— EXERCISE AIM —
Leaving out every picture, copy the lines of the data exactly, from the first through the line containing "plt.rcParams['lines.scale_dashes'] = False".

— DATA SEGMENT —
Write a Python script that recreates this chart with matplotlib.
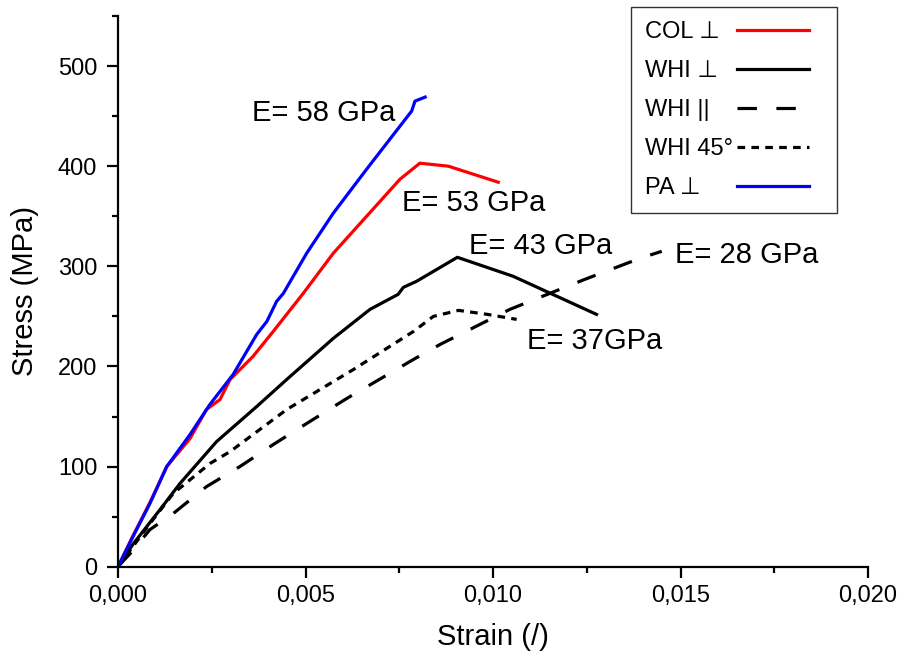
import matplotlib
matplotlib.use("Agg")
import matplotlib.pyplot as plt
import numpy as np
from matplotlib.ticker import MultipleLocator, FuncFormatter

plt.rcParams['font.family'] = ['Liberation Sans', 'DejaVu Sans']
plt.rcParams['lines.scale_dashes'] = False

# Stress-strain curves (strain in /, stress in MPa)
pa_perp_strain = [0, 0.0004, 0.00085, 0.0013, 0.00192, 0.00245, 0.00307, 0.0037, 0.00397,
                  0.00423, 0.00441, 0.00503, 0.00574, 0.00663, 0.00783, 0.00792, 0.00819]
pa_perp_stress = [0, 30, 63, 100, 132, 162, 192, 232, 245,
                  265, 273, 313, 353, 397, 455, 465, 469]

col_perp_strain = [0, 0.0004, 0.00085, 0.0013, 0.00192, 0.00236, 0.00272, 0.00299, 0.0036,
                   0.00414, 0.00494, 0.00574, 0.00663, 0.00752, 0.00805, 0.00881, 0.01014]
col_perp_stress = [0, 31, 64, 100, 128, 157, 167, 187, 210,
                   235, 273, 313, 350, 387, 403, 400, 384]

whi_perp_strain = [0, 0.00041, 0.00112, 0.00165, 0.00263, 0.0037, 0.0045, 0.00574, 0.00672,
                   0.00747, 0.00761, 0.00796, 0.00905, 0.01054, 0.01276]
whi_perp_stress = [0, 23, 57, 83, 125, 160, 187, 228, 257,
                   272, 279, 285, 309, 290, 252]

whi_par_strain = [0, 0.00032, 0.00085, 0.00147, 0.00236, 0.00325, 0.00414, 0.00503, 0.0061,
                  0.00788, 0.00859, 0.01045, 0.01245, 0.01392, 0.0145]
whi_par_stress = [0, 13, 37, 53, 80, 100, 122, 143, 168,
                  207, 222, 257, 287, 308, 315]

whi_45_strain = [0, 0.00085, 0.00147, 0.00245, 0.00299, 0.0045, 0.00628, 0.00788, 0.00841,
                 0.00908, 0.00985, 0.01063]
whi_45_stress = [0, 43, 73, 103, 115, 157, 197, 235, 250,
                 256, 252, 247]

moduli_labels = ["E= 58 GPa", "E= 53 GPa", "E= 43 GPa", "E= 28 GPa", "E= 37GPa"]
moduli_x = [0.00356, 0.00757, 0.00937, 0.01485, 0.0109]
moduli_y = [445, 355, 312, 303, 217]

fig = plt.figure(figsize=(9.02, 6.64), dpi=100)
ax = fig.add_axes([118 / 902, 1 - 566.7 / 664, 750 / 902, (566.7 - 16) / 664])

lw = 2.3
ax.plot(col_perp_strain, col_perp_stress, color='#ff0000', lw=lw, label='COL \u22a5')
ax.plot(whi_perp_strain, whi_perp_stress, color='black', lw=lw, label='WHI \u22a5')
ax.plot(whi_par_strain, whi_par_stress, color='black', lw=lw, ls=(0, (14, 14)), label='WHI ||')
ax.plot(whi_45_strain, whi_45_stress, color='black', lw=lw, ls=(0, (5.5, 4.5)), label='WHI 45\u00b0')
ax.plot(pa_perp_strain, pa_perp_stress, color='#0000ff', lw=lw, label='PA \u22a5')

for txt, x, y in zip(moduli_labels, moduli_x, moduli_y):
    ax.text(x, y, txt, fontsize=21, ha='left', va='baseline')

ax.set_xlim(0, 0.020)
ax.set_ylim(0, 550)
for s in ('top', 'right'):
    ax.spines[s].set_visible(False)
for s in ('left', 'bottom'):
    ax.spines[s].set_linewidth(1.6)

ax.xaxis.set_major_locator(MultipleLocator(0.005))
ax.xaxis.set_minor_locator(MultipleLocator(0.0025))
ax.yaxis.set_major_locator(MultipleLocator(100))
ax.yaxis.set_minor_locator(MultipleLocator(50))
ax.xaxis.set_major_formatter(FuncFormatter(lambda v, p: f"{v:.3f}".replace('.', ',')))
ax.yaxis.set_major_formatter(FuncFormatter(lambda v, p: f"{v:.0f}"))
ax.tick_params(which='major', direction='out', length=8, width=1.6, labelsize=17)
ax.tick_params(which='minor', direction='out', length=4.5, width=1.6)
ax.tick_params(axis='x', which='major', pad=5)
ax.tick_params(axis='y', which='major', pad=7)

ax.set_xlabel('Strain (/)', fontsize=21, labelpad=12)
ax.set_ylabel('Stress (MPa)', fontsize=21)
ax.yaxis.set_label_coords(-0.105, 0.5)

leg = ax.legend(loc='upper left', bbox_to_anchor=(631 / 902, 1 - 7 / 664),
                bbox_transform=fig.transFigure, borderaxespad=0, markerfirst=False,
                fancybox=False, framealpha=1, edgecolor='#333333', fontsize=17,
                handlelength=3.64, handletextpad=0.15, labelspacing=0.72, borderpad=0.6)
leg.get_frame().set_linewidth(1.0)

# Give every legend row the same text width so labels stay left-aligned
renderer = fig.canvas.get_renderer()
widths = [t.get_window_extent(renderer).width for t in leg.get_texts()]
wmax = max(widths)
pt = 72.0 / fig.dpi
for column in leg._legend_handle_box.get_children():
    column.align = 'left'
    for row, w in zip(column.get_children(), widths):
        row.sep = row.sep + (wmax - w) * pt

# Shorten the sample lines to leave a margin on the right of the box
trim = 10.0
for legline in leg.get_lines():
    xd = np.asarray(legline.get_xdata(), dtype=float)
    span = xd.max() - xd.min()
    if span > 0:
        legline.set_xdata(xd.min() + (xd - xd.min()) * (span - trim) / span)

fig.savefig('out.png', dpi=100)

— COMPLETED TASK —
Write a Python script that recreates this chart with matplotlib.
import matplotlib
matplotlib.use("Agg")
import matplotlib.pyplot as plt
import numpy as np
from matplotlib.ticker import MultipleLocator, FuncFormatter

plt.rcParams['font.family'] = ['Liberation Sans', 'DejaVu Sans']
plt.rcParams['lines.scale_dashes'] = False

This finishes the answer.